Abstract

(Read November 26th 1919.) The supposed presence of a Raised Beach of Post-Glacial age at Saltburn, at 35 feet above high-water mark, has afforded one of the minor problems in the geology of the Yorkshire Coast. The ‘beach’ was first described by Dr. W. Y. Veitch in the Proceedings of our Society for 1883 (N.S. Vol. VIII., pp. 221–6), and was referred to shortly afterwards by Mr. G. Barrow in his memoir, ”The Geology of North Cleveland” (Mem. Geol. Surv., 1888, p. 71). Dr. Veitch describes the ‘beach’ as “a band of alluvial sand containing shells and fragments of shells,” of which six kinds are mentioned, all common on the present shore ( Purpura, Littorina, Trochus, Lachesis minima and Cypraea europaea ); and states that it was exposed in the steep drift-slope below Saltburn in operations by the Saltburn Improvement Company, the deposit “extending 70 or 80 yards from the bridge up Saltburn Beck, where it abruptly comes to an end.” He also found shells at about the same level “south” [east] of the beck, on the seaward slope of Cat Nab, and considered that they indicated a continuation of the beach.

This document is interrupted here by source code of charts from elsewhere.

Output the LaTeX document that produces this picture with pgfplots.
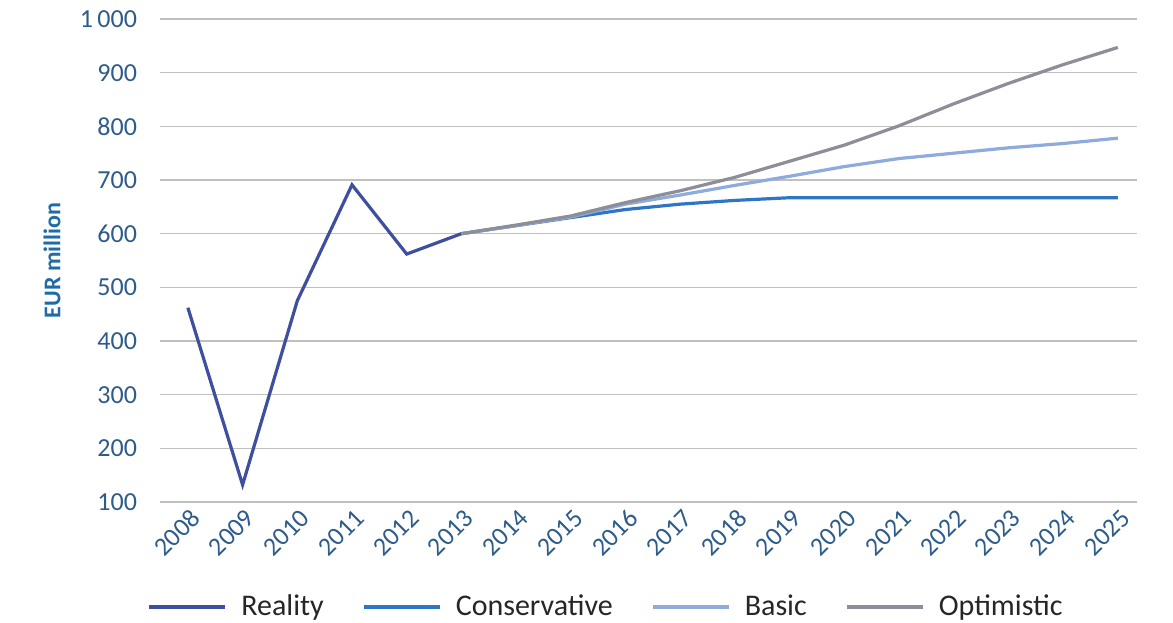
\documentclass[border=0pt]{standalone}
\usepackage{fontspec}
\setmainfont{Carlito}
\usepackage{pgfplots}
\pgfplotsset{compat=1.18}
\definecolor{reality}{HTML}{3F4FA0}
\definecolor{conserv}{HTML}{2E75C6}
\definecolor{basic}{HTML}{8FAADC}
\definecolor{optim}{HTML}{8C8E98}
\definecolor{ticktxt}{HTML}{2E5C8A}
\definecolor{labtxt}{HTML}{1F6BA8}
\definecolor{gridc}{HTML}{C0C0C0}

\begin{document}
\begin{tikzpicture}
\path[use as bounding box] (-80bp,-60.5bp) rectangle (506.5bp,251bp);
\begin{axis}[
    at={(0,0)}, anchor=south west,
    scale only axis,
    width=488.5bp, height=241.5bp,
    xmin=2007.49, xmax=2025.35,
    ymin=100, ymax=1000,
    xtick={2008,2009,...,2025},
    ytick={100,200,...,1000},
    axis line style={draw=none},
    ymajorgrids,
    major grid style={gridc, line width=0.8bp},
    major tick length=0pt,
    /pgf/number format/assume math mode=true,
    /pgf/number format/1000 sep={\,},
    xticklabel={\pgfmathprintnumber[1000 sep={}]{\tick}},
    ticklabel style={font=\fontsize{13bp}{15bp}\selectfont, text=ticktxt},
    yticklabel style={xshift=-8bp},
    xticklabel style={rotate=45, anchor=east, yshift=-7bp, xshift=2bp},
    ylabel={EUR million},
    ylabel style={at={(axis description cs:-0.1105,0.5)}, anchor=center, rotate=0,
        font=\fontsize{12bp}{14bp}\selectfont\bfseries, text=labtxt},
    legend columns=4,
    legend style={at={(axis description cs:0.4575,-0.217)}, anchor=center,
        draw=none, fill=none, font=\fontsize{15bp}{17bp}\selectfont,
        text=black!85,
        /tikz/every odd column/.style={column sep=5bp},
        /tikz/every even column/.style={column sep=17bp}},
    legend image code/.code={\draw[#1, line width=2bp] (0bp,0bp) -- (38bp,0bp);},
]
% actual values
\addplot[reality, line width=1.6bp] coordinates {
    (2008,462) (2009,132) (2010,475) (2011,691) (2012,562) (2013,600)
};
% scenarios
\addplot[conserv, line width=1.6bp] coordinates {
    (2013,600) (2014,615) (2015,630) (2016,645) (2017,655) (2018,662)
    (2019,667) (2020,667) (2021,667) (2022,667) (2023,667) (2024,667) (2025,667)
};
\addplot[basic, line width=1.6bp] coordinates {
    (2013,600) (2014,615) (2015,631) (2016,655) (2017,672) (2018,690)
    (2019,707) (2020,725) (2021,740) (2022,750) (2023,760) (2024,768) (2025,778)
};
\addplot[optim, line width=1.6bp] coordinates {
    (2013,600) (2014,616) (2015,633) (2016,658) (2017,680) (2018,705)
    (2019,735) (2020,765) (2021,801) (2022,842) (2023,880) (2024,915) (2025,947)
};
\legend{Reality, Conservative, Basic, Optimistic}
\end{axis}
\end{tikzpicture}
\end{document}
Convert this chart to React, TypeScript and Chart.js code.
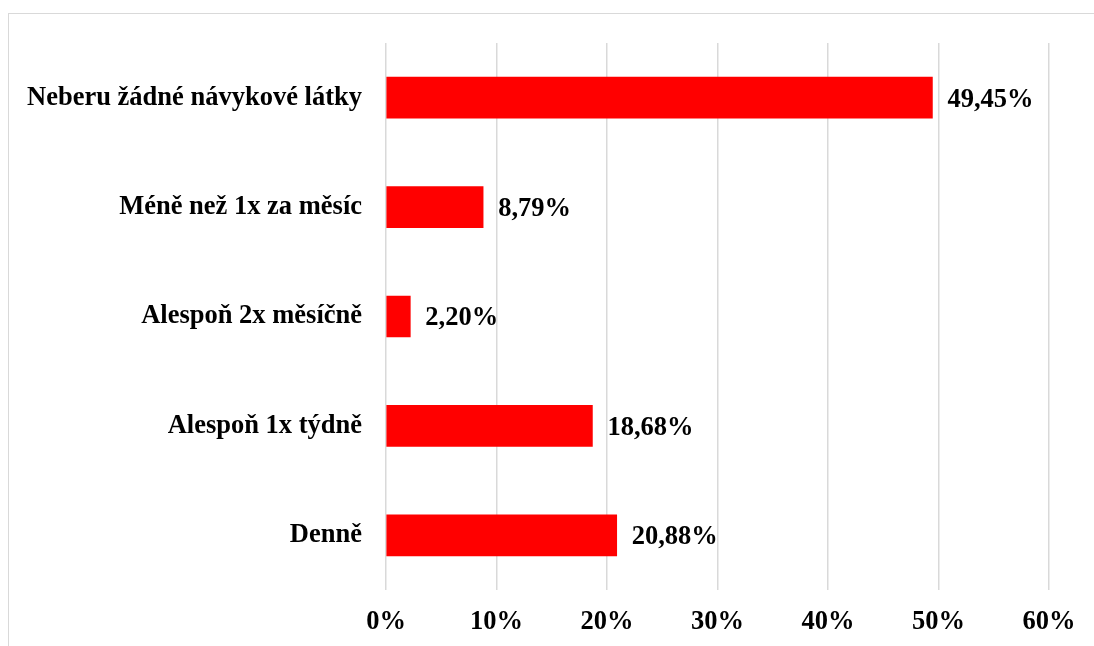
import React, { useEffect, useRef } from "react";
import { Chart, registerables } from "chart.js";

Chart.register(...registerables);

const categories = [
  "Neberu žádné návykové látky",
  "Méně než 1x za měsíc",
  "Alespoň 2x měsíčně",
  "Alespoň 1x týdně",
  "Denně",
];
const values = [49.45, 8.79, 2.2, 18.68, 20.88];
const axisMax = 60;
const axisStep = 10;

const FONT = "'Liberation Serif', 'Times New Roman', serif";
const FSIZE = 26.5;

const dataLabelPlugin = {
  id: "dataLabels",
  afterDatasetsDraw(chart: any) {
    const ctx = chart.ctx;
    const meta = chart.getDatasetMeta(0);
    ctx.save();
    ctx.font = `bold ${FSIZE}px ${FONT}`;
    ctx.fillStyle = "#000";
    ctx.textAlign = "left";
    ctx.textBaseline = "middle";
    meta.data.forEach((bar: any, i: number) => {
      const v = values[i];
      const txt = v.toFixed(2).replace(".", ",") + "%";
      ctx.fillText(txt, bar.x + 15, bar.y + 2);
    });
    ctx.restore();
  },
};

export default function App() {
  const ref = useRef<HTMLCanvasElement>(null);
  useEffect(() => {
    document.body.style.overflow = "hidden";
    const chart = new Chart(ref.current!, {
      type: "bar",
      data: {
        labels: categories,
        datasets: [
          {
            data: values,
            backgroundColor: "#ff0000",
            borderWidth: 0,
            barThickness: 41,
          },
        ],
      },
      options: {
        indexAxis: "y",
        animation: false,
        responsive: false,
        maintainAspectRatio: false,
        devicePixelRatio: 1,
        layout: { padding: { top: 43, right: 45, bottom: 0, left: 0 } },
        plugins: {
          legend: { display: false },
          tooltip: { enabled: false },
        },
        scales: {
          x: {
            min: 0,
            max: axisMax,
            ticks: {
              stepSize: axisStep,
              callback: (v: any) => v + "%",
              font: { family: FONT, size: FSIZE, weight: "bold" },
              color: "#000",
              padding: 16,
              maxRotation: 0,
            },
            grid: { color: "#d9d9d9", lineWidth: 1.5, drawTicks: false },
            border: { display: false },
            afterFit: (s: any) => {
              s.height = 56;
            },
          },
          y: {
            ticks: {
              font: { family: FONT, size: FSIZE, weight: "bold" },
              color: "#000",
              padding: 24,
            },
            grid: { display: false, drawTicks: false },
            border: { display: false },
            afterFit: (s: any) => {
              s.width = 386;
            },
          },
        },
      },
      plugins: [dataLabelPlugin],
    });
    return () => chart.destroy();
  }, []);
  return (
    <div style={{ position: "fixed", left: 0, top: 0, width: 1094, height: 646, overflow: "hidden", background: "#fff" }}>
      <div
        style={{
          position: "absolute",
          left: 8,
          top: 13,
          width: 1200,
          height: 800,
          borderLeft: "1.5px solid #d9d9d9",
          borderTop: "1.5px solid #d9d9d9",
        }}
      />
      <canvas ref={ref} width={1094} height={646} style={{ position: "absolute", left: 0, top: 0, width: 1094, height: 646 }} />
    </div>
  );
}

Mr. Barrow gives practically the same particulars, and endorses the view that the deposit represents a Raised Beach, though he notices the abnormal circumstance that a beach of this kind should be preserved in a perishing cliff of soft Glacial beds and should be absent from the neighbouring rocky headland of Huntcliff, composed of much more durable Liassic strata.